To verify the cost benefit of a balancing operation by live-migration the VM to another host, DRS computes the migration cost as the amount of CPU cycles it takes to perform the live-migration. The more memory that has to be copied as part of the vMotion process, the more CPU cycles are spent on trace fires and putting the data on the (network) wire.
This can lead to a situation that another ESXi host is capable of providing a better VM DRS Score, but that the benefits are negated because of a potential high migration cost. Resulting in DRS not recommending a live-migration for this VM.
Insights on Metrics
Now that we have a cost for the CPU, memory, and network resources, we can use the equations listed in goodness modelling to compute the VM DRS Score. Based on the outcome of the VM DRS Score calculations, DRS makes a placement decision. Both for initial placement and load balancing, making sure the most optimal ESXi host is chosen for the workload.
It’s great to see an environment with all DRS Scores in the upper bucker (80% – 100%). However, a VM running a lower score is not necessarily not running properly. It is about the execution efficiency, taking all the metrics/costs into consideration. A lot of the metrics used for the VM DRS Score calculation can be reviewed directly in the vSphere Client. Either clicking on ‘View all VMs’ in the Cluster Summary page and DRS pane or by viewing the VM DRS Score page in Cluster > Monitor. This overview provides a lot of detail. When a VM is running in a lower score bucket, these metrics provide a quick look into what is happening.
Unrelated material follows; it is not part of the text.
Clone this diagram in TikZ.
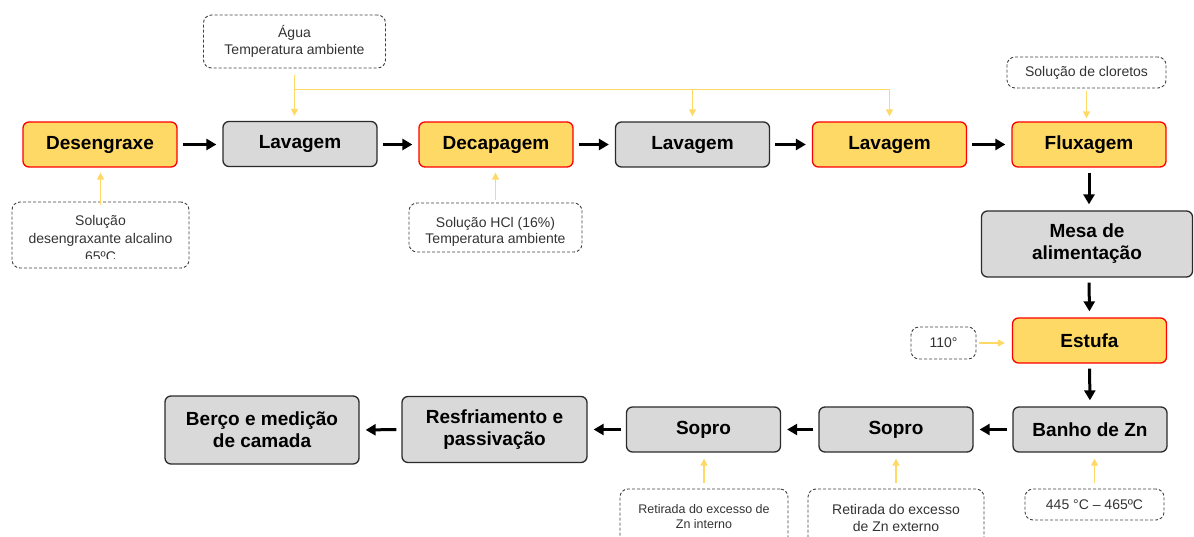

When you upgrade to, or install vSphere 7 in your infrastructure, you’ll immediately benefit from the new and improved DRS logic! Even though we took a closer look at the new VM DRS Score construct, the beauty of DRS, is that it requires little to none knowhow for customers to benefit from its capabilities. The out-of-the-box experience by just enabling DRS on your clusters already provides the ability for your workloads to run as optimal as possible, resulting in increased workload performance!